— BEGIN Information supplied —

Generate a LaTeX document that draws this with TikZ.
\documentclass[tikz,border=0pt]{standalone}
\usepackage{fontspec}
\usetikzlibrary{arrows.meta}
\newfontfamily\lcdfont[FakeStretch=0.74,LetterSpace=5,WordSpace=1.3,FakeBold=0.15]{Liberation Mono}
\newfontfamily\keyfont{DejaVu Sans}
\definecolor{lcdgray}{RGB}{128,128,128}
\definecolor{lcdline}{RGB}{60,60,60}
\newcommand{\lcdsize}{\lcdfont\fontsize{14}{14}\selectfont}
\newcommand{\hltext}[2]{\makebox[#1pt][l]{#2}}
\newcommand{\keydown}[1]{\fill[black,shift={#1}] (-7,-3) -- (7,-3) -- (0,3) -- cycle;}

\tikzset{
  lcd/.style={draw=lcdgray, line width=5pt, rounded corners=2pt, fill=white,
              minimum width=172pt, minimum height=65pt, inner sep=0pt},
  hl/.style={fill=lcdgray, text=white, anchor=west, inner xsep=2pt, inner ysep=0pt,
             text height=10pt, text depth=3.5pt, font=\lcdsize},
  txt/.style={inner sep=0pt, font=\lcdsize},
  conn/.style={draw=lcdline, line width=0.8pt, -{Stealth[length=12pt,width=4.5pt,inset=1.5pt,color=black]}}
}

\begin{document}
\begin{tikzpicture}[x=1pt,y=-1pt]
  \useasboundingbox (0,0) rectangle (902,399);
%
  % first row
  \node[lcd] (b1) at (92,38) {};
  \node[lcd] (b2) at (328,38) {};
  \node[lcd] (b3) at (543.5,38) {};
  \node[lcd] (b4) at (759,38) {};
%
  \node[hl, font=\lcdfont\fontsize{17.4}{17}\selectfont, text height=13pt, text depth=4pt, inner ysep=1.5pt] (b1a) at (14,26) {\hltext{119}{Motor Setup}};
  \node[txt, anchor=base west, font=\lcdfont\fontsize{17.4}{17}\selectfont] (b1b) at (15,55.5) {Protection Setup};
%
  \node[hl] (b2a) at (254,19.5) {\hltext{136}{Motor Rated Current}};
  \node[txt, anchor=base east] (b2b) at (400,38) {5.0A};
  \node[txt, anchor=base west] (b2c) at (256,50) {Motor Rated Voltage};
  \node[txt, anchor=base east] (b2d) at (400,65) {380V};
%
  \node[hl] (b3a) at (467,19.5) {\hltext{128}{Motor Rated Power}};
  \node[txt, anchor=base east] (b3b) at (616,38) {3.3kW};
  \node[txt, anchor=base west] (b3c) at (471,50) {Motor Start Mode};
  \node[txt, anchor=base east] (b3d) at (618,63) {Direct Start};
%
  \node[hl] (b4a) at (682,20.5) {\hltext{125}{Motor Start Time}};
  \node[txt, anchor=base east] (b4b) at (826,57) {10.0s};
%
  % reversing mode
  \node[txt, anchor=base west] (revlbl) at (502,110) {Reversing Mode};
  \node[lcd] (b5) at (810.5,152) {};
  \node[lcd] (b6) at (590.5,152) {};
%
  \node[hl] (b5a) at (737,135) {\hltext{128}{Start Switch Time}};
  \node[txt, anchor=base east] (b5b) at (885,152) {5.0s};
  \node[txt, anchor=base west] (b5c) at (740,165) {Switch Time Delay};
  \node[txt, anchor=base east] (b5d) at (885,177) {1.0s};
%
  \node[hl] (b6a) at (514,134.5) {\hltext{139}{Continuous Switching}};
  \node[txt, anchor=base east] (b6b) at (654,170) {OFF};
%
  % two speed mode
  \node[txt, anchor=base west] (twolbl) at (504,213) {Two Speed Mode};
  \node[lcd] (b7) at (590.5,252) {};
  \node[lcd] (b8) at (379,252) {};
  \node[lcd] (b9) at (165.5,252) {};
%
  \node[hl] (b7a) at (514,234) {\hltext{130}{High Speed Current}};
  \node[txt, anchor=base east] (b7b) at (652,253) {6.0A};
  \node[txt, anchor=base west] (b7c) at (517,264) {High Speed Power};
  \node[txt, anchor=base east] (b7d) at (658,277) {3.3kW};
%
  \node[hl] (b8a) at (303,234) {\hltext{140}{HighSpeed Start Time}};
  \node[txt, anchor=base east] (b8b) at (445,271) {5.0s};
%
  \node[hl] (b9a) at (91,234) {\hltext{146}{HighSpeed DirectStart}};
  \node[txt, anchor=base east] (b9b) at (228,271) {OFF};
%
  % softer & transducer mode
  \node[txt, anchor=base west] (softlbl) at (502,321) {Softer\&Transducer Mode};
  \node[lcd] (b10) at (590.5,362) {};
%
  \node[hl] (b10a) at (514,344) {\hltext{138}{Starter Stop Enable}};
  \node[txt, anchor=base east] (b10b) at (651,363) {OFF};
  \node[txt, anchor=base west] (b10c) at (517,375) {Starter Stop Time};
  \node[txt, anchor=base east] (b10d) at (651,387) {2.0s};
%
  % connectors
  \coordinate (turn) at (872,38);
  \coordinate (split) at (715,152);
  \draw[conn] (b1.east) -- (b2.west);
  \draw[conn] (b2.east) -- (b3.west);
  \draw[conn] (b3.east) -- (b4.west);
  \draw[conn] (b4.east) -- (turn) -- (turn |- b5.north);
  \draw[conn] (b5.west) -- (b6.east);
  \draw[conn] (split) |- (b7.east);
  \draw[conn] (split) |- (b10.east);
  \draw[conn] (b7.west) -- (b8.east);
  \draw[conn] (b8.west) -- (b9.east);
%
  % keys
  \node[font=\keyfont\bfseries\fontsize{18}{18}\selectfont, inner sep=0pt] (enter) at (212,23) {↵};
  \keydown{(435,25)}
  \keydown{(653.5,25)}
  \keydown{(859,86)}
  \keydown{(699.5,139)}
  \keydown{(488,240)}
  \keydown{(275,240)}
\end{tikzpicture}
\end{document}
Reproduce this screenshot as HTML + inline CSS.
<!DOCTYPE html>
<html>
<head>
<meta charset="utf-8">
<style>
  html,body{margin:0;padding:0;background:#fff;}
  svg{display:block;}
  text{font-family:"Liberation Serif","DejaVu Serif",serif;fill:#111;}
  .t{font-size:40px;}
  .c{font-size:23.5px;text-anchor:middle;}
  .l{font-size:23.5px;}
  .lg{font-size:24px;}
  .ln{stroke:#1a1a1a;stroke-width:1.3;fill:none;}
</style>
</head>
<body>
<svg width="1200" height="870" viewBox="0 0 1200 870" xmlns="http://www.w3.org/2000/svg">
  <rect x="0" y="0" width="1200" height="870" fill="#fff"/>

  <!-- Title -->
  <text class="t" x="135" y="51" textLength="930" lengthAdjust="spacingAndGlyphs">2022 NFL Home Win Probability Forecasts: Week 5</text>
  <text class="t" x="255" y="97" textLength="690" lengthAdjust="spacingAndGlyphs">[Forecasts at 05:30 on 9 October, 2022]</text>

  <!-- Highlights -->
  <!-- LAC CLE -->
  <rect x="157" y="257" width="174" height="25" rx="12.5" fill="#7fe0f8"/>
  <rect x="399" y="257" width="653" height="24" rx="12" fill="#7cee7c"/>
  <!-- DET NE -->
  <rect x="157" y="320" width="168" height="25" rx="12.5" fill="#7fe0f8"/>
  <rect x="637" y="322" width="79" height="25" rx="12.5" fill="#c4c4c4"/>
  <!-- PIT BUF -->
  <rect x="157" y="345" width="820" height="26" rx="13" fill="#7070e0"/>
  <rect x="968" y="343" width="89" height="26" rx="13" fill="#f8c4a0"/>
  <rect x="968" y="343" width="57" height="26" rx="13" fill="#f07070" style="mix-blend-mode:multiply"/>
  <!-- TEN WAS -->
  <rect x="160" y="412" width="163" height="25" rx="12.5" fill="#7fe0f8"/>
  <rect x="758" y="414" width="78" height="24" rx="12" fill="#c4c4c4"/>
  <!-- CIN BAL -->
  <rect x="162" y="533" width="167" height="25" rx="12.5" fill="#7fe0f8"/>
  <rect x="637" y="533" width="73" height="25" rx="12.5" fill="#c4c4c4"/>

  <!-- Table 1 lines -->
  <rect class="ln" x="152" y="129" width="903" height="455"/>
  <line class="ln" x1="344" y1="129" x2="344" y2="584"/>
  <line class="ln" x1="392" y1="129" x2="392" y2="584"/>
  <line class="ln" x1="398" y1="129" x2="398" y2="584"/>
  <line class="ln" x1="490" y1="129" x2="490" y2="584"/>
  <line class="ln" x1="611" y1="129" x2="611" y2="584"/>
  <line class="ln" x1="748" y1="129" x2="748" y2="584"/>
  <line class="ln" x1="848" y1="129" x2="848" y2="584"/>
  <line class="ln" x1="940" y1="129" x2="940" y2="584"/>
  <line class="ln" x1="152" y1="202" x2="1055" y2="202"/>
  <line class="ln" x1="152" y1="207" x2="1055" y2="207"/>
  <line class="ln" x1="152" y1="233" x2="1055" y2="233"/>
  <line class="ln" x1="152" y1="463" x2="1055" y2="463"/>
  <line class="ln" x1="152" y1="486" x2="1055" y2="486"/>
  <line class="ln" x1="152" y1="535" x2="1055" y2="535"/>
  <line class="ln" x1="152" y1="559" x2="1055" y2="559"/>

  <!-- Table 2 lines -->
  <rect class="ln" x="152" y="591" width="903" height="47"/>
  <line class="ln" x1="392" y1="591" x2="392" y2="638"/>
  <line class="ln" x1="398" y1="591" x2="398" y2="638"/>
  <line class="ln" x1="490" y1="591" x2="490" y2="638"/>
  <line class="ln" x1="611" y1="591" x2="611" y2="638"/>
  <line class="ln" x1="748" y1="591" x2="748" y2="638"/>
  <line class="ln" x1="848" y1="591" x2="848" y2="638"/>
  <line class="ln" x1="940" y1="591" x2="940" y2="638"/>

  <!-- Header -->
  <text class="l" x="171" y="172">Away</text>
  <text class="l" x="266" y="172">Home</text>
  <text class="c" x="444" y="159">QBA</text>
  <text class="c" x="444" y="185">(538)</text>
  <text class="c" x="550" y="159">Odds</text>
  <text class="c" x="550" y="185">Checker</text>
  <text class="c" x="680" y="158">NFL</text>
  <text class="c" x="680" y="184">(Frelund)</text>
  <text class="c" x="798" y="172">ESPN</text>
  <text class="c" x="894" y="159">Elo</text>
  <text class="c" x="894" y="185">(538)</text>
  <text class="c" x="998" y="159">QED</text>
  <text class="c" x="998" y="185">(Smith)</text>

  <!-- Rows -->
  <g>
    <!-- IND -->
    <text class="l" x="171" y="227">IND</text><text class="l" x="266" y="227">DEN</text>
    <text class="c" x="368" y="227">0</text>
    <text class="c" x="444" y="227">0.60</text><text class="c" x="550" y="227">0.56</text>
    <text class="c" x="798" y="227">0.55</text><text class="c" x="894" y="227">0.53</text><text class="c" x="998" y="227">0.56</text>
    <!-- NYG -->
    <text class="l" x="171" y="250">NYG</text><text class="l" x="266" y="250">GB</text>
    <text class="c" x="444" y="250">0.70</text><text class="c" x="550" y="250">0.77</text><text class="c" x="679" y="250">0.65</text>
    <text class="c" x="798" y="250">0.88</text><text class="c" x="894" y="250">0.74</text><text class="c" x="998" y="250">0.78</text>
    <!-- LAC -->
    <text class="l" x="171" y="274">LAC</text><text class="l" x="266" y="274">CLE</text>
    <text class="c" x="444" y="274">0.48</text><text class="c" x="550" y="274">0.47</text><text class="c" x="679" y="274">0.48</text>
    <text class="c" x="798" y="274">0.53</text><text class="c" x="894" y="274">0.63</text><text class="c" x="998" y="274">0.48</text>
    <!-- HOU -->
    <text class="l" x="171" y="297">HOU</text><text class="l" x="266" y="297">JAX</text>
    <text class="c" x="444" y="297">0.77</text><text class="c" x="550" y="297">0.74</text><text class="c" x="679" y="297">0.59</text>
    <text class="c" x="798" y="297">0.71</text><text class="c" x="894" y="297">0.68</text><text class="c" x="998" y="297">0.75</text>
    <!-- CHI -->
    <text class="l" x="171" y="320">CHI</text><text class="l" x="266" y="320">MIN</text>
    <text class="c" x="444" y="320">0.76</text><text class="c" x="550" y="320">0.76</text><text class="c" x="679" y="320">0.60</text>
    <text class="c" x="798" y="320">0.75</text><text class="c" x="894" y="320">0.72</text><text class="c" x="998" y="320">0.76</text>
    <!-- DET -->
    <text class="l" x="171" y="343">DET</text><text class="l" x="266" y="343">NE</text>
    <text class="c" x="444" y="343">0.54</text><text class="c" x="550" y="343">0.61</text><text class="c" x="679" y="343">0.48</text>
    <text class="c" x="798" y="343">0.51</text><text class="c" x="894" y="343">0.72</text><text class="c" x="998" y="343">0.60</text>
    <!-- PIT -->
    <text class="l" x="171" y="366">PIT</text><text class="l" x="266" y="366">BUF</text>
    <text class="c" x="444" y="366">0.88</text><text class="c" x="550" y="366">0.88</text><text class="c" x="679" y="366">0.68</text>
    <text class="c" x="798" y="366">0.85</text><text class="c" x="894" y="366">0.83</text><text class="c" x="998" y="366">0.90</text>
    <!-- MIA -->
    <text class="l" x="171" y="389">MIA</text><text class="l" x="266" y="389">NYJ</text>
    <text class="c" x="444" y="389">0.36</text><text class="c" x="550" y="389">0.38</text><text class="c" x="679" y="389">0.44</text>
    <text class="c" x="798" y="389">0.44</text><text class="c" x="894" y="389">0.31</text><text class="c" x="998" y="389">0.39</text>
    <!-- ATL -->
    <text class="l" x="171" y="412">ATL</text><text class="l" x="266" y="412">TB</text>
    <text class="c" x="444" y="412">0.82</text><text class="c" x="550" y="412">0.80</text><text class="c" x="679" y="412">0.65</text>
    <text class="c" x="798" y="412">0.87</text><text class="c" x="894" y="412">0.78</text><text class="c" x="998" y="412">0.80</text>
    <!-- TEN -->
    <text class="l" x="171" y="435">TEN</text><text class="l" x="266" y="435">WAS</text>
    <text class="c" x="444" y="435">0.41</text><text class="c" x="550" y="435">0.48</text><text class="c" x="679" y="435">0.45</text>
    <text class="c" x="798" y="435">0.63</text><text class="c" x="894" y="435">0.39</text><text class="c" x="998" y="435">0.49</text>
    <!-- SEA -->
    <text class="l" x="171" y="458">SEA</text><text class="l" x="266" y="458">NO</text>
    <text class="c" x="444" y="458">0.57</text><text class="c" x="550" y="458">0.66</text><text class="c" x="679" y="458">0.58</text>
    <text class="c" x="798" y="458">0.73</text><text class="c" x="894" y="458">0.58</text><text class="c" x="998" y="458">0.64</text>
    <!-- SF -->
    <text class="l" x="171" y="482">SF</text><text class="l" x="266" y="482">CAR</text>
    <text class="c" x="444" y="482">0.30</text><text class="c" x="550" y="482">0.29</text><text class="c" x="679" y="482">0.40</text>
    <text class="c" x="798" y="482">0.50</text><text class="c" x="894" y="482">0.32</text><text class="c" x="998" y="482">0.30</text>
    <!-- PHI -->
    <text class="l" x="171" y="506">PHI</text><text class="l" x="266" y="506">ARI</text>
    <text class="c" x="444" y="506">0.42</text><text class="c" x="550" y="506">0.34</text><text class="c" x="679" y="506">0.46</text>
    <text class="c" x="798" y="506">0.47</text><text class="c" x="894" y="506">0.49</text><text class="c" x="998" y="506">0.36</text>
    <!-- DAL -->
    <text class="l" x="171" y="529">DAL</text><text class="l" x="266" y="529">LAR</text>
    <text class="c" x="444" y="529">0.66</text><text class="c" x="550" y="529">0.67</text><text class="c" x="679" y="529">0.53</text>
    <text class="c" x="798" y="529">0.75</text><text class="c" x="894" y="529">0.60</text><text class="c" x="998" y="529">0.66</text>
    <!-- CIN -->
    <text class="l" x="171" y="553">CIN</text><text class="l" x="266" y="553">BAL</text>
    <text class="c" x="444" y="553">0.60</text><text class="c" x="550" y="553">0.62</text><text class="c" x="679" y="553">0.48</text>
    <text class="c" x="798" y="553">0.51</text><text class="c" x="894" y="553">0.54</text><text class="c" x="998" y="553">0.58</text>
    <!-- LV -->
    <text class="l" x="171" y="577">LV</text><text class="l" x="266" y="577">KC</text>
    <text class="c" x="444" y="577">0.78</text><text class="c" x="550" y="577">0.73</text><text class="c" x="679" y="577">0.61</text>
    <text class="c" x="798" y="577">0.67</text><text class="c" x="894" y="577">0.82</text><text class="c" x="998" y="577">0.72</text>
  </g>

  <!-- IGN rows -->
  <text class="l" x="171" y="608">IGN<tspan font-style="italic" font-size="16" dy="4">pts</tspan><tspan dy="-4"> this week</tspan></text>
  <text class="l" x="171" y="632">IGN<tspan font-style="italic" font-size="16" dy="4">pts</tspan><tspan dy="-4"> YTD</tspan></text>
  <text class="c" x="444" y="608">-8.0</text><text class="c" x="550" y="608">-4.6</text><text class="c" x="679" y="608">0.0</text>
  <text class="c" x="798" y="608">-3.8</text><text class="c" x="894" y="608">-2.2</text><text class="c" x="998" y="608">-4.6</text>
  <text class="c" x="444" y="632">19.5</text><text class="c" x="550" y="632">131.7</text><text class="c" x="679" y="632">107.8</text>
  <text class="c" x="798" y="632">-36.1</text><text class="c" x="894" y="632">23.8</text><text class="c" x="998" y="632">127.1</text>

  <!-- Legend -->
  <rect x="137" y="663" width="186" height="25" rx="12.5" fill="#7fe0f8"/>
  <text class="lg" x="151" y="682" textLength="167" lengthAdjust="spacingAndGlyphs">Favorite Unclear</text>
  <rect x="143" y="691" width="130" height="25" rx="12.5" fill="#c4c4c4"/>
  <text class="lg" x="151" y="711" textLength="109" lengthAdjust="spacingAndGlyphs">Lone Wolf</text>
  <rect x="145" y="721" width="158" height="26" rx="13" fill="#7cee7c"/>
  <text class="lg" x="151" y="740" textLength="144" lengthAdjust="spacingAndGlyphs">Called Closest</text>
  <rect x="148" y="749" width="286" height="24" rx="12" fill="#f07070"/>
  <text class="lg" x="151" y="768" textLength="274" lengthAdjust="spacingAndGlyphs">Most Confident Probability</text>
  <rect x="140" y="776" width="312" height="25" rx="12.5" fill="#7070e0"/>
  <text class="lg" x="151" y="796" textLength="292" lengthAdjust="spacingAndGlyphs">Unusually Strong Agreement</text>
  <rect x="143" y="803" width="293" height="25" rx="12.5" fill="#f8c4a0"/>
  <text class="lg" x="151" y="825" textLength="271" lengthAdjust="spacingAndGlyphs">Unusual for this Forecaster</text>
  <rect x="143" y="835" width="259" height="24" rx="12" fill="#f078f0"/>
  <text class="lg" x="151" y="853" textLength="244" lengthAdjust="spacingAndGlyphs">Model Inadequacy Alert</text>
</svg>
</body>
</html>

— END Information supplied —

◆ **Stated exercise**: Using the listing above, work out how many of its lines include "this", and give only the result.

◆ **Reply to the exercise**: 4